== PROMPT ==
Retype only what runs from the beginning of the data through the line with "4.2, 1.6, 0, 0]"; please omit the pictures and keep every line exact.

[Code that draws figures]

____________________

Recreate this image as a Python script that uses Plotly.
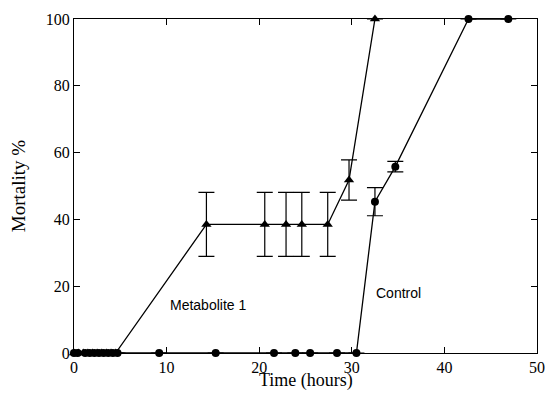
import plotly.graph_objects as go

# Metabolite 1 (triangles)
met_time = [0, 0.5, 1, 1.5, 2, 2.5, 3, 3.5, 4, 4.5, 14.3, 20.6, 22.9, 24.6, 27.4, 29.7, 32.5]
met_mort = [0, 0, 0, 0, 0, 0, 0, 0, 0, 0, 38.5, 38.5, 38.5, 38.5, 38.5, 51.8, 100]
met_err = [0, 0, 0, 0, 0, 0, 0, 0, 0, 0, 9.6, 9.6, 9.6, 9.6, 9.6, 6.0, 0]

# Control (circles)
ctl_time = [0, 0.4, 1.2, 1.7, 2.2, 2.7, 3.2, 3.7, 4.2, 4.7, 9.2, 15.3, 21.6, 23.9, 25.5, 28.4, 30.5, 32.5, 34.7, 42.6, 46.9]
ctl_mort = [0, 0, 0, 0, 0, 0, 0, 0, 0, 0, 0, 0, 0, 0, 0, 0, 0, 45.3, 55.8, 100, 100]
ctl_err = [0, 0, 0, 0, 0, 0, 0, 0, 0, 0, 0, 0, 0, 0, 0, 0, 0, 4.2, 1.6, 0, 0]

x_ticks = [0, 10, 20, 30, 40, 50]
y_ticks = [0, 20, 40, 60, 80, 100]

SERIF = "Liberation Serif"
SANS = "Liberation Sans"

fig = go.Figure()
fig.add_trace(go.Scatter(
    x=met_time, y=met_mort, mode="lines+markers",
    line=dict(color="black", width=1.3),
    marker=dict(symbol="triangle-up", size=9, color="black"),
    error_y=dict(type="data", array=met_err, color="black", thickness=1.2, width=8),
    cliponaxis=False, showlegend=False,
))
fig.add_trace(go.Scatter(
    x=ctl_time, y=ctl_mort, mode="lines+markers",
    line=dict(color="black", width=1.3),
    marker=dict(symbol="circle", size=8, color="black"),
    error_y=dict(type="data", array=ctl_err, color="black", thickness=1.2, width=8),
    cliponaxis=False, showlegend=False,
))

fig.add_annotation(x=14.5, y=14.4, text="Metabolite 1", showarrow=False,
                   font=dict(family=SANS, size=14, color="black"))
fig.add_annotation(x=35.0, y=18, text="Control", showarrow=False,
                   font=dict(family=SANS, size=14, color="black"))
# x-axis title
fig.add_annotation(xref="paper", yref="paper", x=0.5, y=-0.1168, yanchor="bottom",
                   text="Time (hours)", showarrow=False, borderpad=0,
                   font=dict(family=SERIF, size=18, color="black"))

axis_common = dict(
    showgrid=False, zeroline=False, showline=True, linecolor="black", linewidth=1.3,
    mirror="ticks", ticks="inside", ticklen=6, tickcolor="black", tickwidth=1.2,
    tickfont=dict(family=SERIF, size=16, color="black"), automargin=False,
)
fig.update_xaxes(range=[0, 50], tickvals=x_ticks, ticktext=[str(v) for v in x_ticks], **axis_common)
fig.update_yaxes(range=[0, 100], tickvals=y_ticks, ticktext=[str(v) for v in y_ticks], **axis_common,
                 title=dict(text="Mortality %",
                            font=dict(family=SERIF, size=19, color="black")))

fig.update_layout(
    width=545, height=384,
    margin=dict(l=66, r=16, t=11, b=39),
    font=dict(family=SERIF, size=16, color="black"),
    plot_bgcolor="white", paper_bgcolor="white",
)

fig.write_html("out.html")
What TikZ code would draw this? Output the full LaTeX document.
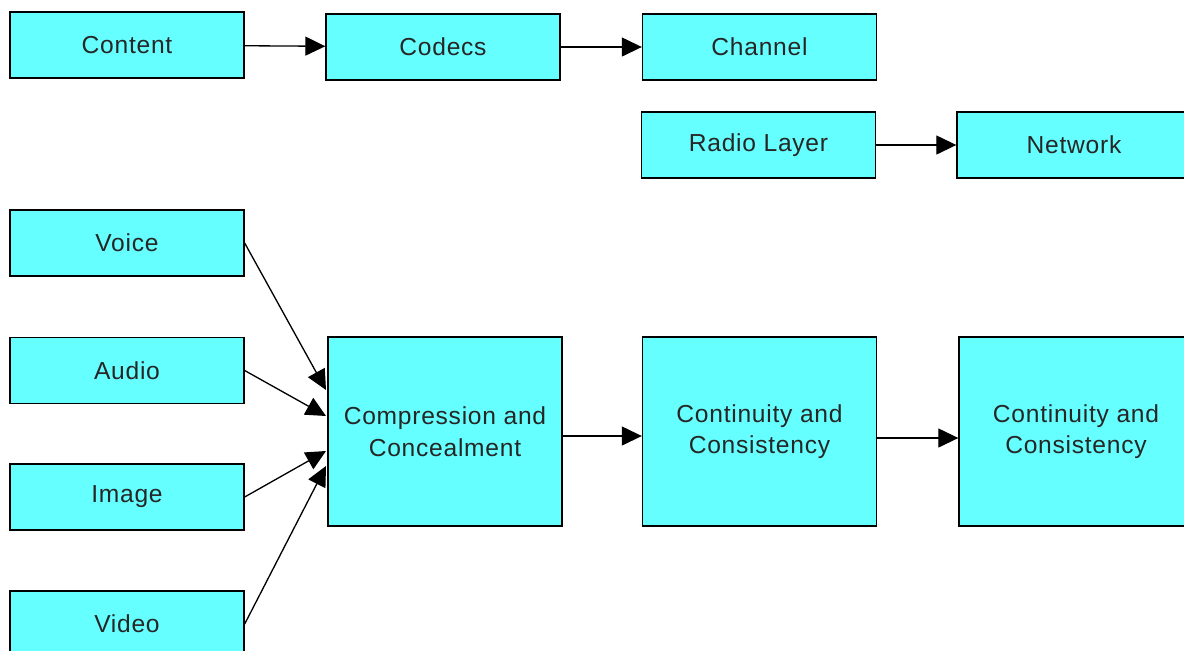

____________________

== COMPLETE RESPONSE ==
Recreate this image as a Python script that uses Plotly.
import plotly.graph_objects as go

# Metabolite 1 (triangles)
met_time = [0, 0.5, 1, 1.5, 2, 2.5, 3, 3.5, 4, 4.5, 14.3, 20.6, 22.9, 24.6, 27.4, 29.7, 32.5]
met_mort = [0, 0, 0, 0, 0, 0, 0, 0, 0, 0, 38.5, 38.5, 38.5, 38.5, 38.5, 51.8, 100]
met_err = [0, 0, 0, 0, 0, 0, 0, 0, 0, 0, 9.6, 9.6, 9.6, 9.6, 9.6, 6.0, 0]

# Control (circles)
ctl_time = [0, 0.4, 1.2, 1.7, 2.2, 2.7, 3.2, 3.7, 4.2, 4.7, 9.2, 15.3, 21.6, 23.9, 25.5, 28.4, 30.5, 32.5, 34.7, 42.6, 46.9]
ctl_mort = [0, 0, 0, 0, 0, 0, 0, 0, 0, 0, 0, 0, 0, 0, 0, 0, 0, 45.3, 55.8, 100, 100]
ctl_err = [0, 0, 0, 0, 0, 0, 0, 0, 0, 0, 0, 0, 0, 0, 0, 0, 0, 4.2, 1.6, 0, 0]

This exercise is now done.